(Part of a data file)
----------------

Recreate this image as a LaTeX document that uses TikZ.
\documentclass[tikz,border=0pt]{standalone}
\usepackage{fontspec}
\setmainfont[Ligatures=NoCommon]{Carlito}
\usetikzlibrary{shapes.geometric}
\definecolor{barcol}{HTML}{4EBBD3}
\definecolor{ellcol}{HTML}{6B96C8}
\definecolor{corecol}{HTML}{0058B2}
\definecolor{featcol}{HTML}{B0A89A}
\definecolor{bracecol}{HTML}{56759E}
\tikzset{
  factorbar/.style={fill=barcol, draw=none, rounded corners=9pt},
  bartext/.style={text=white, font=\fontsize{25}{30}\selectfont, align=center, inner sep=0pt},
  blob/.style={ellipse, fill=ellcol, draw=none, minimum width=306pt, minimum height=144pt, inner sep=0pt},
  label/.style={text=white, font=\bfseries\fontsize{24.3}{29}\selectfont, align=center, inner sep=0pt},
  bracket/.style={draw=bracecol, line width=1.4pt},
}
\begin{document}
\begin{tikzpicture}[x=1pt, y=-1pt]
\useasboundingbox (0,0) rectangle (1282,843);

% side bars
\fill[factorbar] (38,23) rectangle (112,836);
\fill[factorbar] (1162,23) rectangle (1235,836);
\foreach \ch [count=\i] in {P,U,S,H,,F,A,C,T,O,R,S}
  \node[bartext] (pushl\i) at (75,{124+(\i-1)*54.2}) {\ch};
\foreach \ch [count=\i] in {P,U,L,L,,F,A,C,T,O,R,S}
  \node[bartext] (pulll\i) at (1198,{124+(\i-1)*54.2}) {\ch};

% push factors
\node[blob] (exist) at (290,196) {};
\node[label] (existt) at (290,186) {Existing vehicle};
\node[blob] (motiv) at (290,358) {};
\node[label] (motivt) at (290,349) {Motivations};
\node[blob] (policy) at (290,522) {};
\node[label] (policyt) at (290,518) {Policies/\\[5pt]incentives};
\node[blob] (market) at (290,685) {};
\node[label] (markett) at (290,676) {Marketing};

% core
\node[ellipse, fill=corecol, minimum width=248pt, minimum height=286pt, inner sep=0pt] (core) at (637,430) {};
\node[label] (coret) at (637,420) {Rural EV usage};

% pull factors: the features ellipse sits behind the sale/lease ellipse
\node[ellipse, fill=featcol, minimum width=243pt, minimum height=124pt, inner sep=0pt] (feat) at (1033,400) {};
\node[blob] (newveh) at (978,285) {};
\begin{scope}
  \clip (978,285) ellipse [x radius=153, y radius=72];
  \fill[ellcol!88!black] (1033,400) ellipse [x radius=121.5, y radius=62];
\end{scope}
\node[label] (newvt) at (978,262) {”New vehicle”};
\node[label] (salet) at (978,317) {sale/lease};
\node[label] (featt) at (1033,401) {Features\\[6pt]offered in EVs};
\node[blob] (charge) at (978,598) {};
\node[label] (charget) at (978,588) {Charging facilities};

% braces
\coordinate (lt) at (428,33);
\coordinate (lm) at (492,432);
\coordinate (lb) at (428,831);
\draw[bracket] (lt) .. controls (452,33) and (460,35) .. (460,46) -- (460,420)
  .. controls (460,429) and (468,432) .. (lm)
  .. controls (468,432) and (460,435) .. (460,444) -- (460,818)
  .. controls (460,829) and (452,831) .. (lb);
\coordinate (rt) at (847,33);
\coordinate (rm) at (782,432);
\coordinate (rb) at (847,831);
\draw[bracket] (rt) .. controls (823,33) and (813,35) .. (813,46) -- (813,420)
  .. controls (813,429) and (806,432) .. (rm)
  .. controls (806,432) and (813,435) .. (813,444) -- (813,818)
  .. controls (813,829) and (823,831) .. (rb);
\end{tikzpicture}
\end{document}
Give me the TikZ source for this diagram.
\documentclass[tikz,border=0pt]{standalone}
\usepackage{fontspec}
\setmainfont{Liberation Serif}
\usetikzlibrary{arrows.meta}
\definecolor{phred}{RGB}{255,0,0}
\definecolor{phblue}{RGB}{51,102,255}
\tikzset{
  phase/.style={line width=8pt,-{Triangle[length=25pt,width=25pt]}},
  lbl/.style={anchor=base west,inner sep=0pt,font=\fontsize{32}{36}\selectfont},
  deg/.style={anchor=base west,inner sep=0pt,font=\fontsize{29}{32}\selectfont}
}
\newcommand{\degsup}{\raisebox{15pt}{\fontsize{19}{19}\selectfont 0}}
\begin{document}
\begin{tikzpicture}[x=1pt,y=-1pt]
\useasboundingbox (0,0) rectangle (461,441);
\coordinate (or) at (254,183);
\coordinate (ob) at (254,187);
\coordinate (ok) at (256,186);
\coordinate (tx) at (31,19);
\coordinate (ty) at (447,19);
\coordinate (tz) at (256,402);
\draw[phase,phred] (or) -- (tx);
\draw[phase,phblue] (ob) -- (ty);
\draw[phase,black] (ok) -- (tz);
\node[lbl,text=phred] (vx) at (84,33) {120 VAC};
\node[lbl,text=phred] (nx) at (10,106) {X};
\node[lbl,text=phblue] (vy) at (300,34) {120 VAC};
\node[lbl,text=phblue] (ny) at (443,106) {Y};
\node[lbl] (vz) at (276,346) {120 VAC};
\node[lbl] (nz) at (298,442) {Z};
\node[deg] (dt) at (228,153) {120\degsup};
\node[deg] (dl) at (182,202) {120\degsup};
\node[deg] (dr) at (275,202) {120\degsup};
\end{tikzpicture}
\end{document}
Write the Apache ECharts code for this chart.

----------------

— Objective —
Reproduce the records above exactly.

— Result of this exercise —
Recreate this image as a LaTeX document that uses TikZ.
\documentclass[tikz,border=0pt]{standalone}
\usepackage{fontspec}
\setmainfont[Ligatures=NoCommon]{Carlito}
\usetikzlibrary{shapes.geometric}
\definecolor{barcol}{HTML}{4EBBD3}
\definecolor{ellcol}{HTML}{6B96C8}
\definecolor{corecol}{HTML}{0058B2}
\definecolor{featcol}{HTML}{B0A89A}
\definecolor{bracecol}{HTML}{56759E}
\tikzset{
  factorbar/.style={fill=barcol, draw=none, rounded corners=9pt},
  bartext/.style={text=white, font=\fontsize{25}{30}\selectfont, align=center, inner sep=0pt},
  blob/.style={ellipse, fill=ellcol, draw=none, minimum width=306pt, minimum height=144pt, inner sep=0pt},
  label/.style={text=white, font=\bfseries\fontsize{24.3}{29}\selectfont, align=center, inner sep=0pt},
  bracket/.style={draw=bracecol, line width=1.4pt},
}
\begin{document}
\begin{tikzpicture}[x=1pt, y=-1pt]
\useasboundingbox (0,0) rectangle (1282,843);

% side bars
\fill[factorbar] (38,23) rectangle (112,836);
\fill[factorbar] (1162,23) rectangle (1235,836);
\foreach \ch [count=\i] in {P,U,S,H,,F,A,C,T,O,R,S}
  \node[bartext] (pushl\i) at (75,{124+(\i-1)*54.2}) {\ch};
\foreach \ch [count=\i] in {P,U,L,L,,F,A,C,T,O,R,S}
  \node[bartext] (pulll\i) at (1198,{124+(\i-1)*54.2}) {\ch};

% push factors
\node[blob] (exist) at (290,196) {};
\node[label] (existt) at (290,186) {Existing vehicle};
\node[blob] (motiv) at (290,358) {};
\node[label] (motivt) at (290,349) {Motivations};
\node[blob] (policy) at (290,522) {};
\node[label] (policyt) at (290,518) {Policies/\\[5pt]incentives};
\node[blob] (market) at (290,685) {};
\node[label] (markett) at (290,676) {Marketing};

% core
\node[ellipse, fill=corecol, minimum width=248pt, minimum height=286pt, inner sep=0pt] (core) at (637,430) {};
\node[label] (coret) at (637,420) {Rural EV usage};

% pull factors: the features ellipse sits behind the sale/lease ellipse
\node[ellipse, fill=featcol, minimum width=243pt, minimum height=124pt, inner sep=0pt] (feat) at (1033,400) {};
\node[blob] (newveh) at (978,285) {};
\begin{scope}
  \clip (978,285) ellipse [x radius=153, y radius=72];
  \fill[ellcol!88!black] (1033,400) ellipse [x radius=121.5, y radius=62];
\end{scope}
\node[label] (newvt) at (978,262) {”New vehicle”};
\node[label] (salet) at (978,317) {sale/lease};
\node[label] (featt) at (1033,401) {Features\\[6pt]offered in EVs};
\node[blob] (charge) at (978,598) {};
\node[label] (charget) at (978,588) {Charging facilities};

% braces
\coordinate (lt) at (428,33);
\coordinate (lm) at (492,432);
\coordinate (lb) at (428,831);
\draw[bracket] (lt) .. controls (452,33) and (460,35) .. (460,46) -- (460,420)
  .. controls (460,429) and (468,432) .. (lm)
  .. controls (468,432) and (460,435) .. (460,444) -- (460,818)
  .. controls (460,829) and (452,831) .. (lb);
\coordinate (rt) at (847,33);
\coordinate (rm) at (782,432);
\coordinate (rb) at (847,831);
\draw[bracket] (rt) .. controls (823,33) and (813,35) .. (813,46) -- (813,420)
  .. controls (813,429) and (806,432) .. (rm)
  .. controls (806,432) and (813,435) .. (813,444) -- (813,818)
  .. controls (813,829) and (823,831) .. (rb);
\end{tikzpicture}
\end{document}
Give me the TikZ source for this diagram.
\documentclass[tikz,border=0pt]{standalone}
\usepackage{fontspec}
\setmainfont{Liberation Serif}
\usetikzlibrary{arrows.meta}
\definecolor{phred}{RGB}{255,0,0}
\definecolor{phblue}{RGB}{51,102,255}
\tikzset{
  phase/.style={line width=8pt,-{Triangle[length=25pt,width=25pt]}},
  lbl/.style={anchor=base west,inner sep=0pt,font=\fontsize{32}{36}\selectfont},
  deg/.style={anchor=base west,inner sep=0pt,font=\fontsize{29}{32}\selectfont}
}
\newcommand{\degsup}{\raisebox{15pt}{\fontsize{19}{19}\selectfont 0}}
\begin{document}
\begin{tikzpicture}[x=1pt,y=-1pt]
\useasboundingbox (0,0) rectangle (461,441);
\coordinate (or) at (254,183);
\coordinate (ob) at (254,187);
\coordinate (ok) at (256,186);
\coordinate (tx) at (31,19);
\coordinate (ty) at (447,19);
\coordinate (tz) at (256,402);
\draw[phase,phred] (or) -- (tx);
\draw[phase,phblue] (ob) -- (ty);
\draw[phase,black] (ok) -- (tz);
\node[lbl,text=phred] (vx) at (84,33) {120 VAC};
\node[lbl,text=phred] (nx) at (10,106) {X};
\node[lbl,text=phblue] (vy) at (300,34) {120 VAC};
\node[lbl,text=phblue] (ny) at (443,106) {Y};
\node[lbl] (vz) at (276,346) {120 VAC};
\node[lbl] (nz) at (298,442) {Z};
\node[deg] (dt) at (228,153) {120\degsup};
\node[deg] (dl) at (182,202) {120\degsup};
\node[deg] (dr) at (275,202) {120\degsup};
\end{tikzpicture}
\end{document}
Write the Apache ECharts code for this chart.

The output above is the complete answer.